Conservation Easement Basics

The Central PA Conservancy participates in land protection by accepting donations of conservation easement in partnership with landowners. Land is “protected" when development and other uses that would undermine a property’s conservation values are permanently and legally restricted. The land trust or “qualified organization” is responsible for monitoring the terms of the easement in perpetuity. It is important to remember that, when donating a conservation easement, a landowner retains private ownership of the property and the ability to sell the property and pass it on to their heirs. Landowners continue to use the property subject to the restrictions that are agreed upon together in the conservation easement.  Also, conservation easements "run with the land,” meaning that they bind all future landowners. Finally, one common myth about conservation easements is that they must allow public access. This is not true. Public access is not a requirement for a conservation easement.

Conservation easement donation projects typically begin when a landowner approaches the CPC with a strong desire to protect the natural resource values that are found on his or her property for the long-term.

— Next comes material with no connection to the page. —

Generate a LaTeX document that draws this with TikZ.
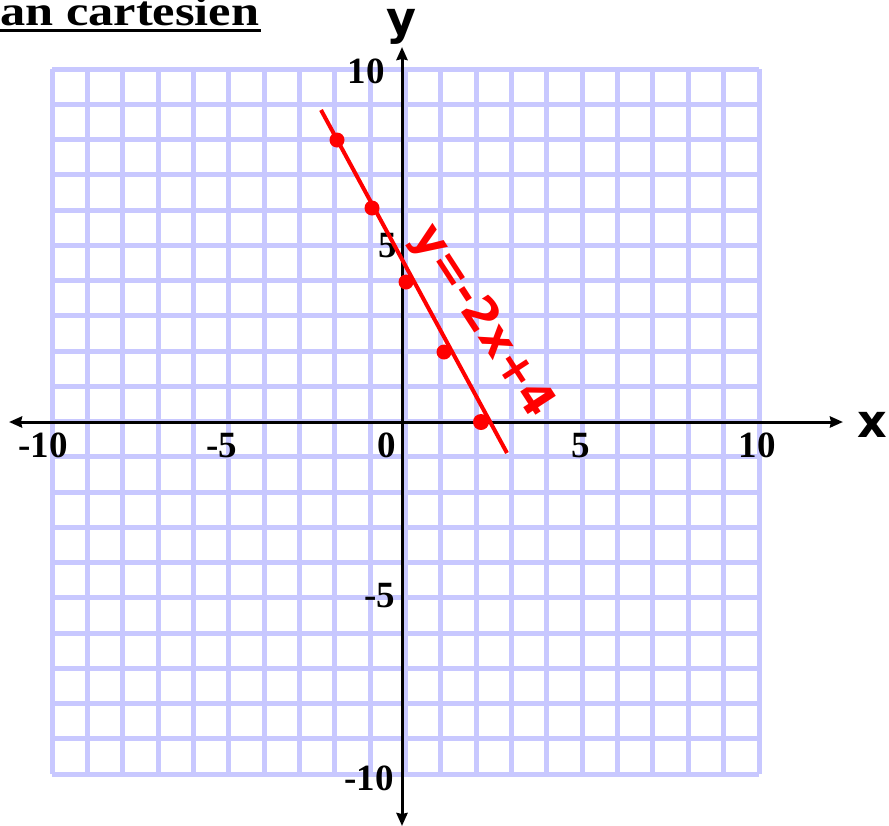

Often, the landowner has a special connection to the land, the surrounding landscape, and the idea that these natural resources can remain healthy and untouched long after he or she is gone. The motivation to leave a legacy of conservation for family and future generations is commendable and the CPC exists to help landowners realize this goal and even benefit economically.

Each conservation easement project that the CPC takes on includes planning for and exercising stewardship of the easement property, including, annual communication with the landowner, an annual monitoring visit and report, legal action to prevent or enforce violations, and staff assistance with management plans and practices. A designated stewardship endowment fund has been established at CPC to support its ongoing responsibilities in this regard, ensuring that the legal protections stay effective in perpetuity and realize the landowner’s intent.

Before the CPC takes on a new easement donation project, it must first evaluate the site and project to determine that restricting use of the property to exclude certain activities, uses and disturbances serves the public interest and advances conservation objectives and its land protection program goals. Two forms must be completed (Project Selection Criteria Form and Site Evaluation Form) and the CPC Land Protection Committee and CPC Board of Directors must approve the project before it can move forward.  Once approved, CPC staff members work diligently with the landowner through a series of site visits and additional research to complete the baseline documentation report and conservation easement draft that all parties are in agreement on.

If you own land with important natural or historic resources, donating a conservation easement can be one of the smartest ways to conserve the land you love, while maintaining private property rights and possibly realizing significant federal tax benefits.